The Role of Creditors and Debtors:

  • Creditors: The creditor, the party you owe money to, has the right to initiate the lien process and potentially enforce it through the courts to recover their dues. They are responsible for following the proper legal procedures for placing and enforcing the lien.

  • Debtors: As the property owner facing a lien, you have the right to understand the basis for the lien and potentially contest it if there are errors. You also have the responsibility to address the underlying debt to remove the lien and regain full ownership rights.

This breakdown highlights the key steps involved in a lien and the roles of both creditors and debtors in the process.

Different Types of Liens

Not all liens are created equal. Understanding the specific type of lien you're facing is crucial. Here's a breakdown of some common types:

  • Tax Liens: These arise from unpaid taxes owed to the government. Local authorities can place a lien on your property to secure payment. Resolving a tax lien typically involves paying the outstanding taxes, penalties, and interest. Consulting with a tax advisor can help navigate the process.

  • Mortgage Liens: When you take out a mortgage to buy a property, the lender places a lien on the property. This essentially gives them a legal claim on the property until the loan is fully repaid. If you default on your mortgage payments, the lender can initiate foreclosure proceedings to sell the property and recover the remaining debt.

  • Mechanic's Liens: These are placed by contractors or suppliers who haven't been paid for their work or materials used to improve your property. Mechanic's liens can complicate the sale or refinancing of your property. To handle a mechanic's lien, you may need to negotiate with the contractor, pay the outstanding amount, or potentially contest the lien in court.

  • Judgment Liens: These arise from a court judgment against you in a lawsuit, such as for unpaid debts or damages. A judgment lien can significantly impact your ability to sell or refinance your property. Settling the underlying judgment is usually the most effective way to remove this type of lien.

  • Other Liens: Several other types of liens can affect property ownership, such as homeowners' association liens for unpaid dues or HOA fees, or child support liens. Understanding the specific type of lien and its underlying cause is essential for taking appropriate action.

Impact of Liens on Property Ownership

A lien on your property throws a wrench into your ownership rights. Here's how liens can make things tricky:

  • Difficulty Selling Property with a Lien: Selling a property with a lien can be challenging. Potential buyers may be discouraged due to the complications it presents. Additionally, any sale proceeds will likely go towards satisfying the lien first, potentially leaving you with less equity from the sale.

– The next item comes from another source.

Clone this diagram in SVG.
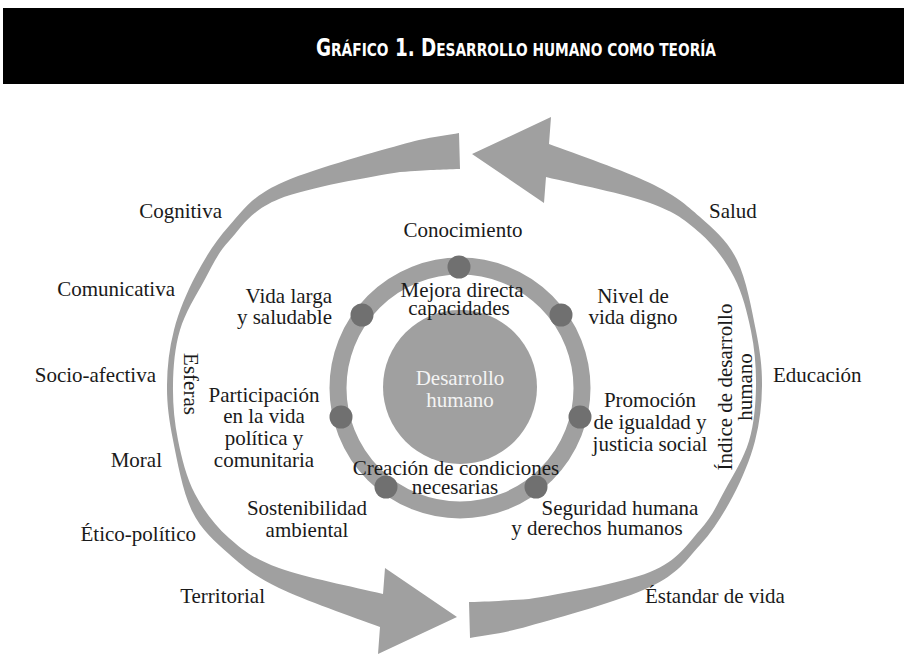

  • Refinancing a Property with a Lien: Refinancing your mortgage with a lien in place can be difficult or even impossible. Lenders typically prioritize existing liens, and a new lender may be hesitant to offer a loan if another party has a claim on the property. In some cases, you might be able to negotiate with the existing lienholder to subordinate their lien (meaning they would get paid after the new loan is satisfied) but this requires their cooperation.

In both situations, it's important to understand the specific type of lien and its priority to determine the best course of action. Consulting with a lawyer or financial advisor can help you navigate the complexities of selling or refinancing a property with a lien.

Resolving Liens

Facing a lien can feel overwhelming, but there are ways to clear the air and regain full control of your property. Here are some approaches to consider:

  • Strategies for Paying Off Liens: The most straightforward path to removing a lien is by satisfying the underlying debt in full. This could involve making a lump sum payment, setting up a payment plan with the creditor, or utilizing funds from selling another asset. Once the debt is settled, the creditor is legally obligated to release the lien, allowing you to remove it from the property record.

  • Negotiating with Lienholders: In some cases, negotiation with the lienholder might be an option. You could potentially negotiate a lower payoff amount, especially if the lien amount exceeds the current property value. This approach requires open communication and documentation of any agreements reached. Consulting with a lawyer can be beneficial in navigating negotiations.

Remember, the best course of action depends on your specific situation, the type of lien, and your financial resources. It's highly recommended to consult with a lawyer who can provide tailored advice based on your circumstances.

Understanding liens empowers you to make informed decisions regarding your property. By familiarizing yourself with the different types, their impact, and potential resolution strategies, you're better equipped to navigate potential roadblocks.

At Suvit, we believe financial literacy is key to making informed decisions. We hope this comprehensive guide has shed light on the complexities of liens.


What happens if I ignore a lien?

Ignoring a lien won't make it go away. In fact, it could worsen the situation. The creditor might seek to enforce the lien through court, which could lead to foreclosure or forced sale of your property.

Can I challenge a lien?

In some cases, you may be able to challenge a lien if it's filed incorrectly or the amount is inaccurate. Consulting with a lawyer is recommended to determine if challenging the lien is a viable option for your situation.

How long does a lien stay on my property?

The duration of a lien typically depends on the specific type of lien and local regulations. Generally, a lien is removed once the underlying debt is paid in full, or after a certain period following a court order.

How can I prevent liens from being placed on my property?

The best way to prevent liens is to pay your debts on time and avoid situations where a lien could be filed. However, unexpected circumstances can arise. Maintaining open communication with creditors and seeking legal advice if necessary can help mitigate the risk of liens.